The ritual of the UK prime ministerial resignation is now all too familiar: the lectern in Downing Street, the premier blinking in the daylight; the catch in the voice as they finish their statement. That Sir Keir Starmer is the fifth British leader to have stood down midterm since the Brexit vote 10 years ago displays how deeply the country has fallen into a damaging habit that it badly needs to break. The effort to do so now shifts to the man set to succeed Starmer: Andy Burnham.

A root cause of the leadership carousel is the stagnation in living standards and deterioration of public services since the 2008 financial crisis, exacerbated by Brexit and the Covid pandemic. Recently it has often stemmed from party members electing leaders based more on their grassroots appeal than their likely capabilities in office.

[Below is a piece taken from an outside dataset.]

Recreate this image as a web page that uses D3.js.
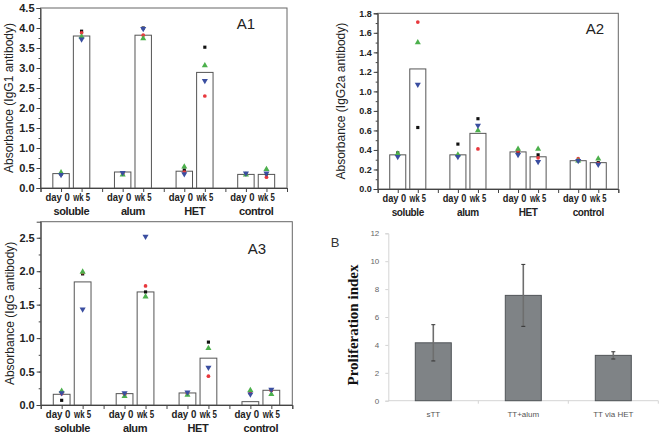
<!DOCTYPE html>
<head>
  <meta charset="utf-8">
  <script src="https://d3js.org/d3.v7.min.js"></script>
  <style>
    body { margin:0; background:#fff; }
    svg { display:block; }
    .tl { font-family:"Liberation Sans", Arial, sans-serif; font-weight:bold; fill:#222; }
  </style>
</head>
<body>
<div id="chart"></div>
<script>

var groups = ["soluble", "alum", "HET", "control"];
var times = ["day 0", "wk 5"];

// A1 IgG1
var a1Bars  = [0.36, 3.80, 0.40, 3.82, 0.42, 2.89, 0.34, 0.34];
var a1Black = [0.35, 3.92, 0.36, 4.00, 0.45, 3.52, 0.35, 0.35];
var a1Red   = [0.35, 3.88, 0.36, 3.82, 0.40, 2.30, 0.34, 0.27];
var a1Green = [0.39, 3.78, 0.33, 3.74, 0.53, 3.06, 0.33, 0.47];
var a1Blue  = [0.33, 3.72, 0.38, 3.98, 0.35, 2.68, 0.37, 0.37];

// A2 IgG2a
var a2Bars  = [0.35, 1.23, 0.35, 0.57, 0.38, 0.33, 0.29, 0.27];
var a2Black = [0.37, 0.63, 0.46, 0.72, 0.38, 0.35, 0.29, 0.27];
var a2Red   = [0.35, 1.71, 0.34, 0.41, 0.39, 0.32, 0.31, 0.26];
var a2Green = [0.36, 1.50, 0.35, 0.60, 0.41, 0.41, 0.29, 0.31];
var a2Blue  = [0.33, 1.07, 0.33, 0.65, 0.35, 0.28, 0.29, 0.25];

// A3 IgG
var a3Bars  = [0.16, 1.84, 0.17, 1.69, 0.18, 0.70, 0.05, 0.22];
var a3Black = [0.07, 1.96, 0.16, 1.69, 0.18, 0.94, 0.18, 0.22];
var a3Red   = [0.17, 1.98, 0.16, 1.78, 0.17, 0.43, 0.18, 0.22];
var a3Green = [0.21, 1.99, 0.13, 1.62, 0.15, 0.85, 0.22, 0.16];
var a3Blue  = [0.18, 1.43, 0.18, 2.52, 0.19, 0.56, 0.16, 0.23];

// B proliferation
var bCats  = ["sTT", "TT+alum", "TT via HET"];
var bMeans = [4.15, 7.55, 3.25];
var bErrs  = [1.30, 2.22, 0.26];
var bTicks = [0, 2, 4, 6, 8, 10, 12];

var svg = d3.select("#chart").append("svg").attr("width", 661).attr("height", 436);

// bar positions on the x scale: 1,2 | 4,5 | 7,8 | 10,11
var pos = [1, 2, 4, 5, 7, 8, 10, 11];

function drawPanel(p) {
  var x = d3.scaleLinear().domain([0, 12]).range([p.x0, p.x1]);
  var y = d3.scaleLinear().domain([0, p.ymax]).range([p.y1, p.y0]);
  var g = svg.append("g");
  var axCol = "#444";

  // frame
  g.append("rect").attr("x", p.x0).attr("y", p.y0)
    .attr("width", p.x1 - p.x0).attr("height", p.y1 - p.y0)
    .attr("fill", "none").attr("stroke", "#666").attr("stroke-width", 1);

  // bars
  g.selectAll(".bar").data(p.bars).enter().append("rect")
    .attr("x", function(d, i) { return x(pos[i] - 0.4); })
    .attr("width", x(0.8) - x(0))
    .attr("y", function(d) { return y(d); })
    .attr("height", function(d) { return y(0) - y(d); })
    .attr("fill", "#fff").attr("stroke", "#555").attr("stroke-width", 1);

  // points
  var series = [
    {v: p.black, sym: d3.symbolSquare, size: 10, col: "#111"},
    {v: p.red, sym: d3.symbolCircle, size: 11, col: "#e8383d"},
    {v: p.green, sym: d3.symbolTriangle, size: 16, col: "#4cb04c", rot: 0},
    {v: p.blue, sym: d3.symbolTriangle, size: 16, col: "#3a4ea0", rot: 180}
  ];
  series.forEach(function(s) {
    g.selectAll(null).data(s.v).enter().append("path")
      .attr("d", d3.symbol().type(s.sym).size(s.size))
      .attr("transform", function(d, i) {
        return "translate(" + x(pos[i]) + "," + y(d) + ")" + (s.rot ? " rotate(" + s.rot + ")" : "");
      })
      .attr("fill", s.col);
  });

  // y axis
  var ya = g.append("g").attr("transform", "translate(" + p.x0 + ",0)")
    .call(d3.axisLeft(y).tickValues(d3.range(0, p.ymax + 1e-9, p.minor)).tickSize(2).tickFormat(""));
  ya.select(".domain").remove();
  ya.selectAll("line").attr("stroke", axCol);
  var yb = g.append("g").attr("transform", "translate(" + p.x0 + ",0)")
    .call(d3.axisLeft(y).tickValues(d3.range(0, p.ytop + 1e-9, p.step)).tickSize(4).tickPadding(2)
      .tickFormat(d3.format(".1f")));
  yb.select(".domain").attr("stroke", axCol);
  yb.selectAll("line").attr("stroke", axCol);
  yb.selectAll("text").attr("class", "tl").style("font-size", p.fs + "px");

  // x axis
  var xa = g.append("g").attr("transform", "translate(0," + p.y1 + ")")
    .call(d3.axisBottom(x).tickValues(d3.range(0, 13)).tickSize(4).tickFormat(""));
  xa.select(".domain").attr("stroke", axCol);
  xa.selectAll("line").attr("stroke", axCol);

  var unit = x(1) - x(0);
  g.selectAll(".tlab").data(pos).enter().append("text")
    .attr("class", "tl").style("font-size", p.fs2 + "px")
    .attr("x", function(d, i) { return x(d) + (i % 2 ? 0 : -0.17 * unit); })
    .attr("y", p.y1 + 13)
    .attr("text-anchor", "middle")
    .attr("textLength", function(d, i) { return i % 2 ? unit * 0.82 : unit * 1.18; })
    .attr("lengthAdjust", "spacingAndGlyphs")
    .text(function(d, i) { return times[i % 2]; });
  g.selectAll(".glab").data(groups).enter().append("text")
    .attr("class", "tl").style("font-size", p.fs2 + "px")
    .style("letter-spacing", "-0.4px")
    .attr("x", function(d, i) { return x(pos[i * 2] + 0.5); })
    .attr("y", p.y1 + 27)
    .attr("text-anchor", "middle")
    .text(function(d) { return d; });

  // y title
  g.append("text")
    .attr("transform", "translate(" + p.tx + "," + ((p.y0 + p.y1) / 2) + ") rotate(-90)")
    .attr("text-anchor", "middle")
    .style("font-family", "Liberation Sans, Arial, sans-serif").style("font-size", p.tfs + "px")
    .attr("fill", "#222")
    .text(p.title);

  // panel label
  g.append("text").attr("x", p.lx).attr("y", p.ly)
    .attr("text-anchor", "middle")
    .style("font-family", "Liberation Sans, Arial, sans-serif").style("font-size", "15px")
    .attr("fill", "#222")
    .text(p.label);
}

drawPanel({
  bars: a1Bars, black: a1Black, red: a1Red, green: a1Green, blue: a1Blue,
  x0: 40.5, x1: 287, y0: 8, y1: 188, ymax: 4.5, ytop: 4.5, step: 0.5, minor: 0.25,
  fs: 11, fs2: 11, tfs: 12, tx: 13, title: "Absorbance (IgG1 antibody)",
  label: "A1", lx: 246, ly: 29
});
drawPanel({
  bars: a2Bars, black: a2Black, red: a2Red, green: a2Green, blue: a2Blue,
  x0: 377.7, x1: 618.3, y0: 13.3, y1: 189, ymax: 1.8, ytop: 1.8, step: 0.2, minor: 0.1,
  fs: 9, fs2: 10, tfs: 12, tx: 345, title: "Absorbance (IgG2a antibody)",
  label: "A2", lx: 595, ly: 34
});
drawPanel({
  bars: a3Bars, black: a3Black, red: a3Red, green: a3Green, blue: a3Blue,
  x0: 40.7, x1: 292.3, y0: 221.7, y1: 405, ymax: 2.74, ytop: 2.5, step: 0.5, minor: 0.25,
  fs: 11, fs2: 11, tfs: 12, tx: 14, title: "Absorbance (IgG antibody)",
  label: "A3", lx: 257, ly: 254
});

// panel B
(function() {
  var x0 = 388.3, x1 = 658.3, y0 = 233.3, y1 = 400.7;
  var x = d3.scaleBand().domain(bCats).range([x0, x1]).paddingInner(0.6).paddingOuter(0.3);
  var y = d3.scaleLinear().domain([0, 12]).range([y1, y0]);
  var g = svg.append("g");

  var ya = g.append("g").attr("transform", "translate(" + x0 + ",0)")
    .call(d3.axisLeft(y).tickValues(bTicks).tickSize(3).tickPadding(6));
  ya.select(".domain").attr("stroke", "#d4d4d4");
  ya.selectAll("line").attr("stroke", "#d4d4d4");
  ya.selectAll("text").style("font-family", "Liberation Sans, Arial, sans-serif")
    .style("font-size", "8px").attr("fill", "#666");

  var band = (x1 - x0) / bCats.length;
  g.append("line").attr("x1", x0).attr("x2", x1).attr("y1", y1).attr("y2", y1)
    .attr("stroke", "#d4d4d4");
  g.selectAll(".bt").data(d3.range(1, bCats.length + 1)).enter().append("line")
    .attr("x1", function(d) { return x0 + d * band; })
    .attr("x2", function(d) { return x0 + d * band; })
    .attr("y1", y1).attr("y2", y1 + 3).attr("stroke", "#d4d4d4");

  g.selectAll(".bb").data(bMeans).enter().append("rect")
    .attr("x", function(d, i) { return x(bCats[i]); })
    .attr("width", x.bandwidth())
    .attr("y", function(d) { return y(d); })
    .attr("height", function(d) { return y1 - y(d); })
    .attr("fill", "#7f8386").attr("stroke", "#505458").attr("stroke-width", 1);

  g.selectAll(".eb").data(bMeans).enter().append("line")
    .attr("x1", function(d, i) { return x(bCats[i]) + x.bandwidth() / 2; })
    .attr("x2", function(d, i) { return x(bCats[i]) + x.bandwidth() / 2; })
    .attr("y1", function(d, i) { return y(d + bErrs[i]); })
    .attr("y2", function(d, i) { return y(d - bErrs[i]); })
    .attr("stroke", "#6e6e6e").attr("stroke-width", 1.6);
  [1, -1].forEach(function(sgn) {
    g.selectAll(null).data(bMeans).enter().append("line")
      .attr("x1", function(d, i) { return x(bCats[i]) + x.bandwidth() / 2 - 2; })
      .attr("x2", function(d, i) { return x(bCats[i]) + x.bandwidth() / 2 + 2; })
      .attr("y1", function(d, i) { return y(d + sgn * bErrs[i]); })
      .attr("y2", function(d, i) { return y(d + sgn * bErrs[i]); })
      .attr("stroke", "#333").attr("stroke-width", 1);
  });

  g.selectAll(".bl").data(bCats).enter().append("text")
    .attr("x", function(d) { return x(d) + x.bandwidth() / 2; })
    .attr("y", 417)
    .attr("text-anchor", "middle")
    .style("font-family", "Liberation Sans, Arial, sans-serif").style("font-size", "8px")
    .attr("fill", "#555")
    .text(function(d) { return d; });

  g.append("text")
    .attr("transform", "translate(358," + ((y0 + y1) / 2 + 8) + ") rotate(-90)")
    .attr("text-anchor", "middle")
    .style("font-family", "Liberation Serif, Times New Roman, serif").style("font-size", "15px")
    .style("font-weight", "bold").attr("fill", "#111")
    .text("Proliferation index");

  g.append("text").attr("x", 335).attr("y", 247).attr("text-anchor", "middle")
    .style("font-family", "Liberation Sans, Arial, sans-serif").style("font-size", "13px")
    .attr("fill", "#333").text("B");
})();
</script>
</body>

Starmer’s tragedy is that he was supposed to represent a reassertion of competence over charisma. History will remember his achievement in purging the Labour Party of its hard-left Corbynite wing within a single parliament after its 2019 election rout. But in his determination not to unsettle voters or financial markets he came into office with too narrow a plan to deal with the trickiest inheritance since Margaret Thatcher’s in 1979, and without a narrative to carry voters and his own MPs with him.

Though dogged by his ill-judged decision to make the Jeffrey Epstein associate Peter Mandelson his ambassador to Washington, Starmer is resigning not, like Boris Johnson, because of a string of political scandals or, like Liz Truss, because he crashed the economy. His MPs are deserting him because he has been found to lack the political judgment and party management skills necessary for the highest office, with Nigel Farage’s populist Reform UK now topping the polls.

In Burnham, Labour is reverting to a figure whose charisma has been demonstrated by his popularity as Greater Manchester mayor and a thumping victory in last week’s Makerfield by-election. It is far from clear, however, that he has developed a proper plan to succeed where Starmer failed. The decision by potential leadership rival Wes Streeting to endorse Burnham means he may now face no contest — regrettably leaving little time for him to flesh out a programme and for it to be scrutinised.

Burnham must answer three questions above all. One is whether he is as committed as he has claimed to fiscal discipline. He will need the vision and skill to fund necessary spending increases, such as on defence, while trimming welfare commitments, to stay within Labour’s fiscal rules. Burnham has attempted to clarify earlier remarks about not being “in hock to the bond market”. But a recent suggestion that the “Waspi women”, who claim to have lost out owing to changes to the state pension age, deserved some “recompense” unnerved investors.

The second is whether he is committed to the private sector and not just to expanding the state. Burnham has talked of greater public control of utilities, transport and housing, as well as a wave of “re-industrialisation”. The success of “Manchesterism”, the economic policies of his city-region, has relied on collaboration with business. But he has also spoken of rolling back “40 years of neoliberalism”, leaving business unsure of his commitment to driving the vital motor of economic growth. A third question is who he will name as his chancellor of the exchequer, the most pivotal role in his cabinet.

The lesson of the Starmer era is that for all the talk of Britain needing managerial leadership, this is insufficient without a dash of charisma, a credible plan and a sure political touch. If Burnham is not just to survive the rest of this parliamentary term but stand a chance of taking Labour into a second, he will need all these attributes and more.